• [Exercise description]
Give every line again exactly as it appears, please, but not the pictures.

─── Available data

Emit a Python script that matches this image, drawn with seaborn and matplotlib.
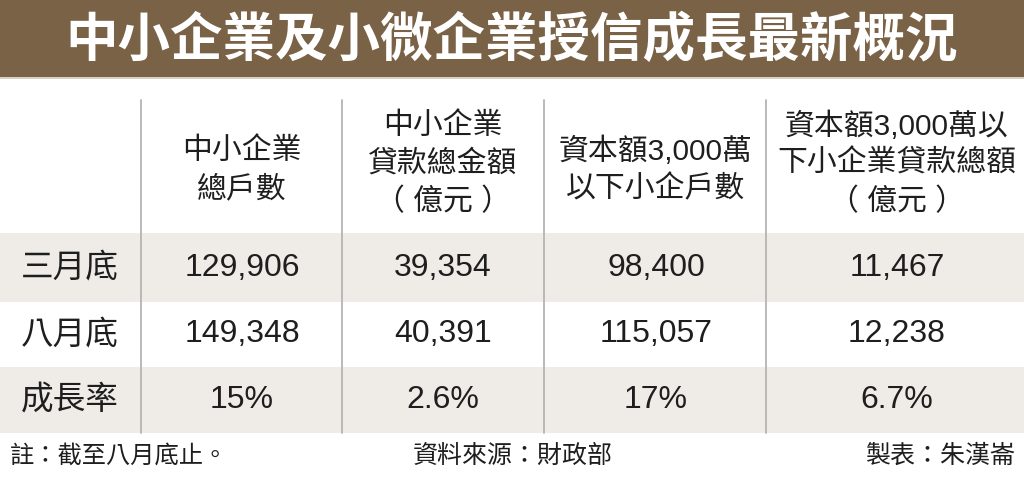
import matplotlib
matplotlib.use("Agg")
import matplotlib.pyplot as plt
import seaborn as sns

title = "中小企業及小微企業授信成長最新概況"
headers = [
    ["中小企業", "總戶數"],
    ["中小企業", "貸款總金額", "（ 億元 ）"],
    ["資本額3,000萬", "以下小企戶數"],
    ["資本額3,000萬以", "下小企業貸款總額", "（ 億元 ）"],
]
row_labels = ["三月底", "八月底", "成長率"]
march = [129906, 39354, 98400, 11467]
august = [149348, 40391, 115057, 12238]
growth = ["15%", "2.6%", "17%", "6.7%"]
note = "註：截至八月底止。"
source = "資料來源：財政部"
author = "製表：朱漢崙"

sns.set_theme(style="white")
FAM = ["Liberation Sans", "Noto Sans CJK TC", "DejaVu Sans"]
plt.rcParams["font.family"] = FAM

W, H = 1024, 479
fig = plt.figure(figsize=(W / 100, H / 100), dpi=100)
ax = fig.add_axes([0, 0, 1, 1])
ax.set_xlim(0, W)
ax.set_ylim(H, 0)
ax.axis("off")

brown = "#7a6247"
band = "#efece7"
txt = "#1e1e1e"

# title bar
ax.axhspan(0, 77, color=brown, lw=0)
ax.axhspan(77, 79, color="#d9cfc2", lw=0)
ax.text(W / 2, 40, title, ha="center", va="center", color="white",
        fontsize=37.8, fontweight="bold", family=["Noto Sans CJK TC"])

# row bands
row_top = [233, 302, 367]
row_bot = [302, 367, 433]
for i, (t, b) in enumerate(zip(row_top, row_bot)):
    if i != 1:
        ax.axhspan(t, b, color=band, lw=0)

# vertical separators
for x in [141, 342, 544, 766]:
    ax.plot([x, x], [100, 433], color="#b4b4b4", lw=1.3)

col_x = [242, 443, 656, 897]
label_x = 70

# headers
for cx, lines in zip(col_x, headers):
    n = len(lines)
    start = 151 if n == 2 else 126
    for k, line in enumerate(lines):
        ax.text(cx, start + k * 38, line, ha="center", va="center",
                color=txt, fontsize=21.5)

# rows
rows = [[f"{v:,}" for v in march], [f"{v:,}" for v in august], growth]
for i, (lab, vals) in enumerate(zip(row_labels, rows)):
    cy = (row_top[i] + row_bot[i]) / 2
    ax.text(label_x, cy, lab, ha="center", va="center", color=txt,
            fontsize=23.5, family=["Noto Sans CJK TC"])
    for cx, v in zip(col_x, vals):
        ax.text(cx, cy, v, ha="center", va="center", color=txt,
                fontsize=23)

# footer
ax.text(10, 456, note, ha="left", va="center", color=txt, fontsize=17.5)
ax.text(513, 456, source, ha="center", va="center", color=txt, fontsize=18)
ax.text(1015, 456, author, ha="right", va="center", color=txt, fontsize=18)

fig.savefig("out.png", dpi=100, facecolor="white")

──────

• [Solved problem]
Emit a Python script that matches this image, drawn with seaborn and matplotlib.
import matplotlib
matplotlib.use("Agg")
import matplotlib.pyplot as plt
import seaborn as sns

title = "中小企業及小微企業授信成長最新概況"
headers = [
    ["中小企業", "總戶數"],
    ["中小企業", "貸款總金額", "（ 億元 ）"],
    ["資本額3,000萬", "以下小企戶數"],
    ["資本額3,000萬以", "下小企業貸款總額", "（ 億元 ）"],
]
row_labels = ["三月底", "八月底", "成長率"]
march = [129906, 39354, 98400, 11467]
august = [149348, 40391, 115057, 12238]
growth = ["15%", "2.6%", "17%", "6.7%"]
note = "註：截至八月底止。"
source = "資料來源：財政部"
author = "製表：朱漢崙"

sns.set_theme(style="white")
FAM = ["Liberation Sans", "Noto Sans CJK TC", "DejaVu Sans"]
plt.rcParams["font.family"] = FAM

W, H = 1024, 479
fig = plt.figure(figsize=(W / 100, H / 100), dpi=100)
ax = fig.add_axes([0, 0, 1, 1])
ax.set_xlim(0, W)
ax.set_ylim(H, 0)
ax.axis("off")

brown = "#7a6247"
band = "#efece7"
txt = "#1e1e1e"

# title bar
ax.axhspan(0, 77, color=brown, lw=0)
ax.axhspan(77, 79, color="#d9cfc2", lw=0)
ax.text(W / 2, 40, title, ha="center", va="center", color="white",
        fontsize=37.8, fontweight="bold", family=["Noto Sans CJK TC"])

# row bands
row_top = [233, 302, 367]
row_bot = [302, 367, 433]
for i, (t, b) in enumerate(zip(row_top, row_bot)):
    if i != 1:
        ax.axhspan(t, b, color=band, lw=0)

# vertical separators
for x in [141, 342, 544, 766]:
    ax.plot([x, x], [100, 433], color="#b4b4b4", lw=1.3)

col_x = [242, 443, 656, 897]
label_x = 70

# headers
for cx, lines in zip(col_x, headers):
    n = len(lines)
    start = 151 if n == 2 else 126
    for k, line in enumerate(lines):
        ax.text(cx, start + k * 38, line, ha="center", va="center",
                color=txt, fontsize=21.5)

# rows
rows = [[f"{v:,}" for v in march], [f"{v:,}" for v in august], growth]
for i, (lab, vals) in enumerate(zip(row_labels, rows)):
    cy = (row_top[i] + row_bot[i]) / 2
    ax.text(label_x, cy, lab, ha="center", va="center", color=txt,
            fontsize=23.5, family=["Noto Sans CJK TC"])
    for cx, v in zip(col_x, vals):
        ax.text(cx, cy, v, ha="center", va="center", color=txt,
                fontsize=23)

# footer
ax.text(10, 456, note, ha="left", va="center", color=txt, fontsize=17.5)
ax.text(513, 456, source, ha="center", va="center", color=txt, fontsize=18)
ax.text(1015, 456, author, ha="right", va="center", color=txt, fontsize=18)

fig.savefig("out.png", dpi=100, facecolor="white")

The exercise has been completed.